Eles têm razão, Alberto Gonçalves
e Maria João Avillez, na indignação que o primeiro expõe sem concessões, na sua
forma costumeira, que ao país igualmente
não perdoa, pela castração da indiferença generalizada, ou exibicionistamente
exposta, perante o desastre, demonstrador de uma má governação, ab initio, que
acaba em imolações pelo fogo, porque as políticas para satisfazer os grupos de
apoio à sua governação usurpada desleixaram ou diminuíram responsabilidades em
serviços indispensáveis à saúde e à própria vida do povo e do país.
Mas o rebanho que somos
continua a aceitar, como se nada acontecera, e Costa continuará a governar,
ancorado nos seus cúmplices, cujos rabos não ardem porque não são de palha,
como os nossos, que aceitamos o despotismo dos Tartufos, na nossa ânsia pela
côdea que aparentemente nos é por eles distribuída. Maria João Avillez igualmente se
rebela, e tudo isso é em vão. São textos de amargura, que vêm ao encontro da
raiva impotente de alguns de nós. Todavia, contrariamente ao que informa a
jornalista, não creio que a intervenção do Senhor Presidente da República, agora, faça mudar o rumo deste país dócil. Tipo “Muito barulho para
nada”.
INCÊNDIOS
I- O dr. Costa é mau demais para ser mentira
OBSERVADOR, 21/10/2017
O que não faz sentido é que o dr. Costa se julgue no direito de
governar pessoas minimamente saudáveis ou de conviver com elas. Como não faz
sentido que esta apatia com fronteiras se suponha um país.
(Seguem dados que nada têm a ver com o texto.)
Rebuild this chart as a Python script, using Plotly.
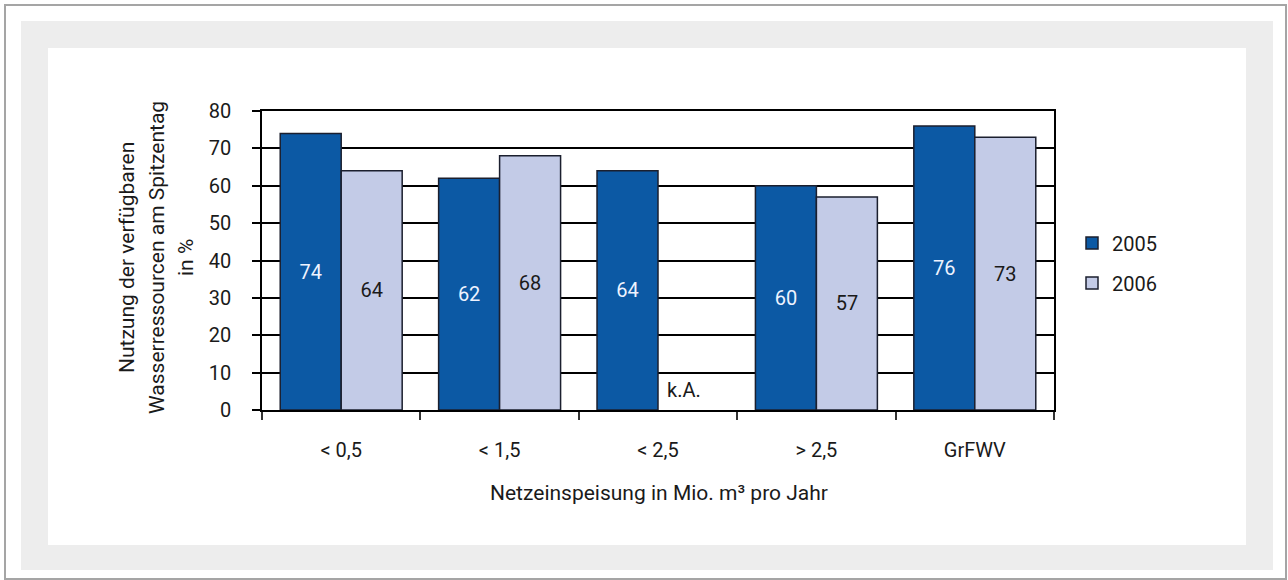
import plotly.graph_objects as go

# Kategorien: Netzeinspeisung in Mio. m³ pro Jahr
categories = ["< 0,5", "< 1,5", "< 2,5", "> 2,5", "GrFWV"]
values_2005 = [74, 62, 64, 60, 76]
values_2006 = [64, 68, None, 57, 73]
y_ticks = [0, 10, 20, 30, 40, 50, 60, 70, 80]

W, H = 1288, 580
# plot area in pixels
PL, PR, PT, PB = 262, 1054, 111, 410
FONT = "Roboto, 'DejaVu Sans', sans-serif"
FS = 20
FS_TITLE = 21
TXT = "#1a1a1a"


def px_x(p):
    return (p - PL) / (PR - PL)


def px_y(p):
    return (PB - p) / (PB - PT)


def rect(x0, y0, x1, y1, fill, line_color=None, line_width=0):
    return dict(
        type="rect", xref="paper", yref="paper", layer="below",
        x0=px_x(x0), x1=px_x(x1), y0=px_y(y1), y1=px_y(y0),
        fillcolor=fill,
        line=dict(color=line_color or fill, width=line_width),
    )


fig = go.Figure()

fig.add_trace(go.Bar(
    name="2005", x=categories, y=values_2005,
    marker=dict(color="#0c59a4", line=dict(color="#1b1f2e", width=1.5)),
    text=[str(v) for v in values_2005], textposition="inside",
    insidetextanchor="middle",
    textfont=dict(family=FONT, size=FS, color="#eef3ff"),
    legendgroup="a",
))
fig.add_trace(go.Bar(
    name="2006", x=categories, y=values_2006,
    marker=dict(color="#c3cbe7", line=dict(color="#1b1f2e", width=1.5)),
    text=["" if v is None else str(v) for v in values_2006],
    textposition="inside", insidetextanchor="middle",
    textfont=dict(family=FONT, size=FS, color=TXT),
    legendgroup="b",
))

shapes = [
    rect(5, 5, 1286, 579, "#ffffff", "#a5a5a5", 2),
    rect(21, 21, 1273, 570, "#ededed"),
    rect(48, 48, 1246, 545, "#ffffff"),
]

annotations = [
    # keine Angabe für 2006 bei < 2,5
    dict(x="< 2,5", y=5.3, xref="x", yref="y", xshift=26, text="k.A.",
         showarrow=False, xanchor="center", yanchor="middle",
         font=dict(family=FONT, size=FS, color=TXT)),
    dict(x=px_x(659), y=px_y(493), xref="paper", yref="paper",
         xanchor="center", yanchor="middle",
         text="Netzeinspeisung in Mio. m³ pro Jahr", showarrow=False,
         font=dict(family=FONT, size=FS_TITLE, color=TXT)),
]
for xp, line in [(127, "Nutzung der verfügbaren"),
                 (157, "Wasserressourcen am Spitzentag"),
                 (186, "in %")]:
    annotations.append(dict(
        x=px_x(xp), y=px_y(258), xref="paper", yref="paper", text=line,
        textangle=-90, showarrow=False, xanchor="center", yanchor="middle",
        font=dict(family=FONT, size=FS_TITLE, color=TXT),
    ))

fig.update_layout(
    width=W, height=H,
    margin=dict(l=PL, r=W - PR, t=PT, b=H - PB, pad=0),
    paper_bgcolor="#ffffff", plot_bgcolor="rgba(0,0,0,0)",
    barmode="group", bargap=0.23, bargroupgap=0,
    font=dict(family=FONT, size=FS, color=TXT),
    showlegend=True,
    legend=dict(x=px_x(1072), y=px_y(263), xanchor="left", yanchor="middle",
                xref="paper", yref="paper",
                font=dict(family=FONT, size=FS, color=TXT),
                tracegroupgap=11, bgcolor="rgba(0,0,0,0)"),
    shapes=shapes, annotations=annotations,
    uniformtext=dict(minsize=FS, mode="show"),
)
fig.update_xaxes(
    type="category", showline=True, linecolor="#000000", linewidth=1.5,
    mirror=True, ticks="outside", tickson="boundaries", ticklen=8,
    tickcolor="#333333", tickwidth=1.5, showgrid=False,
    ticklabelstandoff=21,
    tickfont=dict(family=FONT, size=FS, color=TXT),
)
fig.update_yaxes(
    range=[0, 80], tickvals=y_ticks, showline=True, linecolor="#000000",
    linewidth=1.5, mirror=True, ticks="outside", ticklen=8,
    tickcolor="#000000", tickwidth=1.5, showgrid=True, gridcolor="#000000",
    gridwidth=2, zeroline=False, ticklabelstandoff=17,
    tickfont=dict(family=FONT, size=FS, color=TXT),
)

fig.write_html("out.html")
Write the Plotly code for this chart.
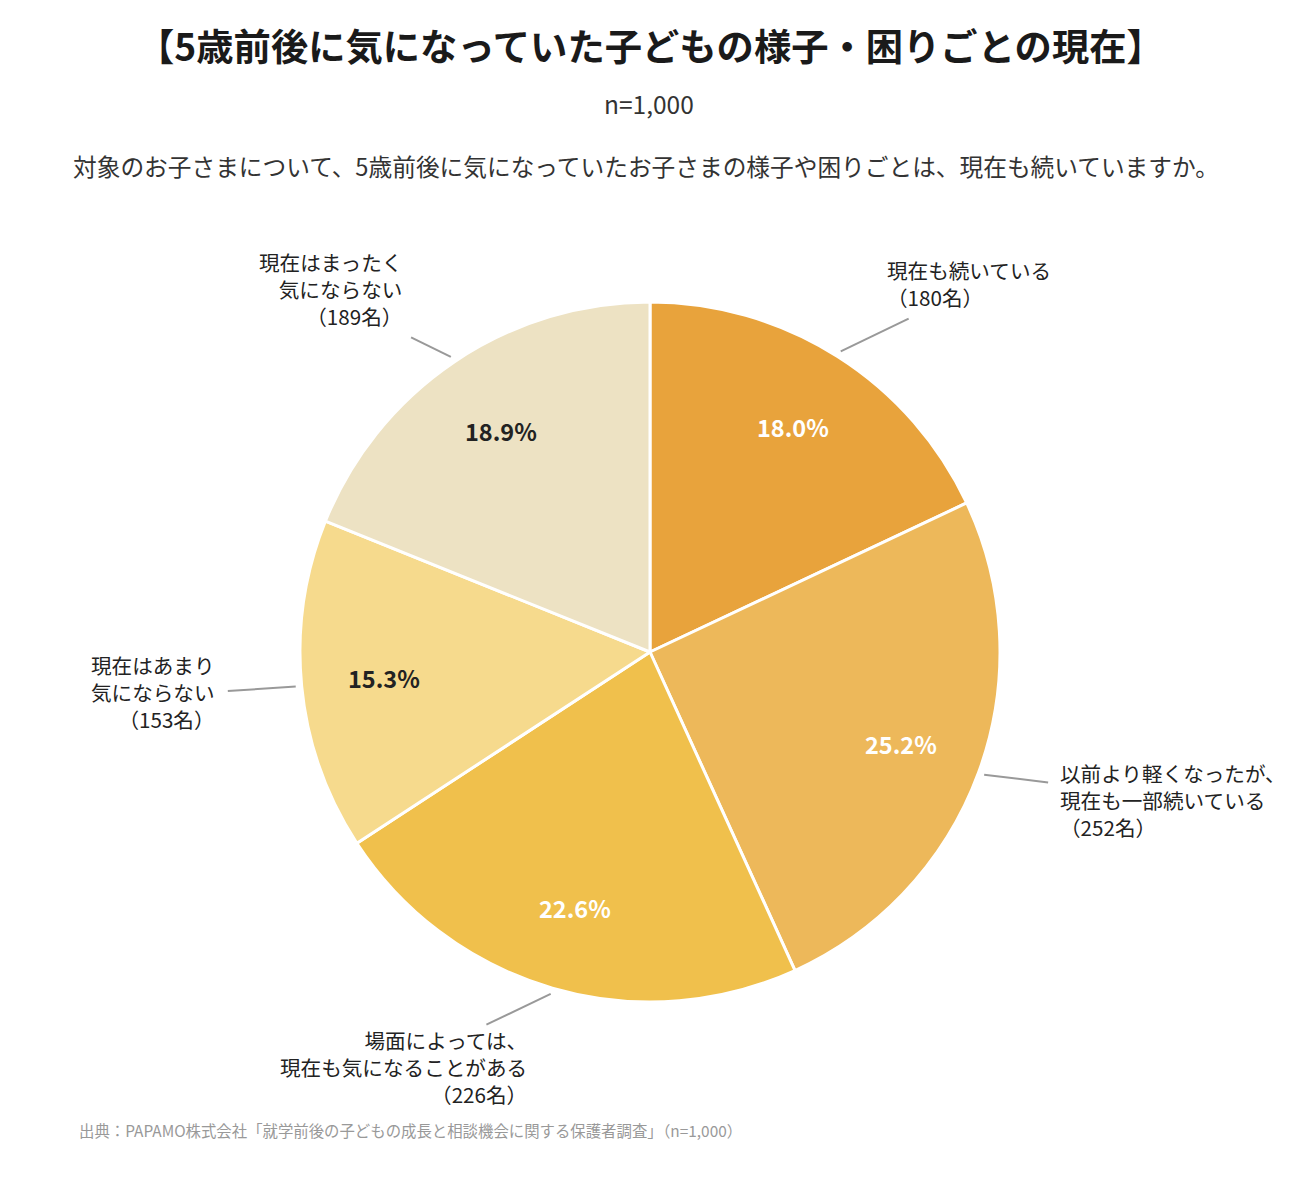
import math
import plotly.graph_objects as go

# Data
categories = ["現在も続いている", "以前より軽くなったが、<br>現在も一部続いている",
              "場面によっては、<br>現在も気になることがある", "現在はあまり<br>気にならない",
              "現在はまったく<br>気にならない"]
counts = [180, 252, 226, 153, 189]
percents = [18.0, 25.2, 22.6, 15.3, 18.9]
colors = ["#E8A33C", "#EDB85A", "#F0C04C", "#F6DA8D", "#EDE2C3"]
pct_colors = ["#FFFFFF", "#FFFFFF", "#FFFFFF", "#222222", "#222222"]

W, H = 1300, 1200
OFF = 8  # page body margin
CX, CY, R = 650, 652, 350
FONT = "Noto Sans CJK JP"

# label layout (style): leader length, angle tweak, text offset from line end, alignment
leader_end_r = [422, 419, 407, 424, 395]
leader_tweak = [5.4, -2.0, 7.5, 0.3, -3.2]
text_offset = [(-24, -35), (10, 17), (43, 42), (-11, 1), (-7, -48)]
text_side = ["left", "left", "right", "right", "right"]


def px(x, y):
    return (x - OFF) / W, 1 - (y - OFF) / H


def polar(r, deg):
    a = math.radians(deg)
    return CX + r * math.sin(a), CY - r * math.cos(a)


dx0, dy1 = px(CX - R, CY - R)
dx1, dy0 = px(CX + R, CY + R)

fig = go.Figure(go.Pie(
    values=counts,
    labels=[c.replace("<br>", "") for c in categories],
    sort=False,
    direction="clockwise",
    rotation=0,
    marker=dict(colors=colors, line=dict(color="white", width=3)),
    textinfo="none",
    hoverinfo="label+value",
    showlegend=False,
    domain=dict(x=[dx0, dx1], y=[dy0, dy1]),
))

total = sum(counts)
annotations = []
shapes = []
cum = 0
for i, v in enumerate(counts):
    mid = (cum + v / 2) / total * 360
    cum += v
    # percentage inside
    x, y = polar(0.763 * R, mid)
    xp, yp = px(x, y)
    annotations.append(dict(x=xp, y=yp, xref="paper", yref="paper", text=f"<b>{percents[i]:.1f}%</b>",
                            showarrow=False, xanchor="center", yanchor="middle",
                            font=dict(family=FONT, size=23.5, color=pct_colors[i])))
    # leader line
    x0, y0 = polar(1.017 * R, mid)
    x1, y1 = polar(leader_end_r[i], mid + leader_tweak[i])
    a0, b0 = px(x0, y0)
    a1, b1 = px(x1, y1)
    shapes.append(dict(type="line", xref="paper", yref="paper", x0=a0, y0=b0, x1=a1, y1=b1,
                       line=dict(color="#999999", width=2)))
    # outside label
    lx, ly = px(x1 + text_offset[i][0], y1 + text_offset[i][1])
    annotations.append(dict(x=lx, y=ly, xref="paper", yref="paper",
                            text=f"{categories[i]}<br>（{counts[i]}名）",
                            showarrow=False, xanchor=text_side[i], yanchor="middle", align=text_side[i],
                            font=dict(family=FONT, size=20.6, color="#222222")))

# titles and source
tx, ty = px(650, 45)
annotations.append(dict(x=tx, y=ty, xref="paper", yref="paper", showarrow=False,
                        xanchor="center", yanchor="middle",
                        text="<b>【5歳前後に気になっていた子どもの様子・困りごとの現在】</b>",
                        font=dict(family=FONT, size=37.3, color="#1a1a1a")))
tx, ty = px(649, 104)
annotations.append(dict(x=tx, y=ty, xref="paper", yref="paper", showarrow=False,
                        xanchor="center", yanchor="middle",
                        text="n=1,000", font=dict(family=FONT, size=24.5, color="#333333")))
tx, ty = px(646, 166)
annotations.append(dict(x=tx, y=ty, xref="paper", yref="paper", showarrow=False,
                        xanchor="center", yanchor="middle",
                        text="対象のお子さまについて、5歳前後に気になっていたお子さまの様子や困りごとは、現在も続いていますか。",
                        font=dict(family=FONT, size=23.7, color="#333333")))
tx, ty = px(77, 1130)
annotations.append(dict(x=tx, y=ty, xref="paper", yref="paper", showarrow=False, xanchor="left", yanchor="middle",
                        text="出典：PAPAMO株式会社「就学前後の子どもの成長と相談機会に関する保護者調査」（n=1,000）",
                        font=dict(family=FONT, size=15.4, color="#999999")))

fig.update_layout(
    width=W, height=H,
    margin=dict(l=0, r=0, t=0, b=0),
    paper_bgcolor="white",
    plot_bgcolor="white",
    annotations=annotations,
    shapes=shapes,
    font=dict(family=FONT),
)

fig.write_html("out.html")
Se fosse uma personagem de ficção, o dr. Costa seria exagerado e o seu
autor arrasado pela crítica. Ninguém acreditaria em criatura tão primária e
paródica. O dialecto é demasiado pobre. O oportunismo é demasiado infantil. O
provincianismo é demasiado caricatural. O descaramento é demasiado forçado. A
ambição é demasiado brutal. A manha é demasiado ostensiva. O ridículo é
demasiado evidente. A perversidade é demasiado tosca. O estilo é demasiado
repulsivo. A boçalidade é demasiado boçal. A desumanidade é demasiada, ponto.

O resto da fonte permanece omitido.